Je connais trop bien les arguments de celles et de ceux qui s’opposent à ce texte. Ces arguments renvoient en réalité à deux pensées :
Le fait qu’Israël est faible. Non, Israël n’est pas faible. Dans la partie qui se joue au Proche-Orient, c’est Israël qui détient la force. Mais que vaut la force, que vaut la victoire militaire acquise de fait dans la région si les politiques ne savent pas la transformer en élément d’une négociation conclusive ? Tout ne concourt-il d’ailleurs pas à montrer que la solution à ce conflit ne saurait être militaire mais in fine fondée sur une résolution politique ?

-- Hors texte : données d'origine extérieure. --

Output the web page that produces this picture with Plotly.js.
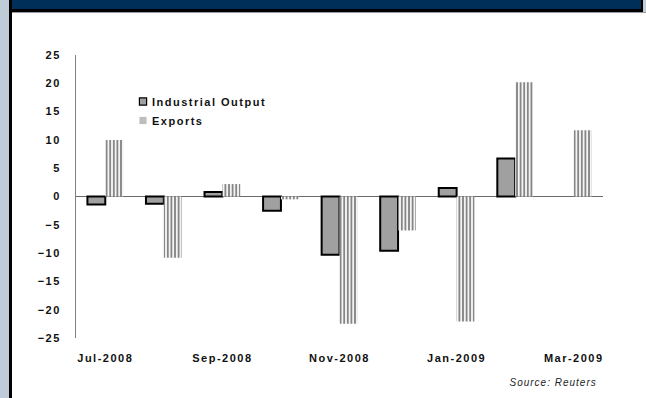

Le fait que les Palestiniens n’aiment pas les Israéliens. Sans doute, et réciproquement. Mais faudra-t-il donc attendre que les Palestiniens aiment les Israéliens pour prendre le chemin de négociations conclusives ? La poursuite de l’occupation militaire et de la colonisation serait censée permettre un amour grandissant des Palestiniens à l’endroit des Israéliens ? Aucun esprit sain ne ferait un pari aussi grotesque. En revanche, tout esprit qui ne serait pas aveuglé par la passion se remémorerait cette évidence : la paix se fait entre ennemis. L’amitié ne peut donc être un préalable à la paix, elle ne peut en être que la conséquence, qu’il faut se résoudre à percevoir comme lointaine.
Qu’est-ce que la France a à apporter de spécifique dans ce conflit? Le refus de considérer le conflit au Proche-Orient comme un conflit ethnico-religieux, mais le fait de le percevoir sous l’angle politique. Donc, le refus de considérer que la partie se jouerait entre Israéliens et Palestiniens mais entre les promoteurs et les adversaires de la Paix.
Le rôle que la France doit pouvoir jouer, notamment parce qu’elle présente sur son territoire les plus importantes populations juives et arabo-musulmanes d’Europe, c’est celui qui consiste à refuser les exclusivismes qui montent au Proche-Orient en faisant la démonstration que la religion ou l’ethnie ne sauraient constituer le carburant aux oppositions et aux conflits de notre siècle.
Espérons que ce que la France n’a pas réussi à démontrer l’été dernier, elle saura désormais le démontrer, bien au-delà de sa diplomatie, par les comportements de chacun d’entre nous.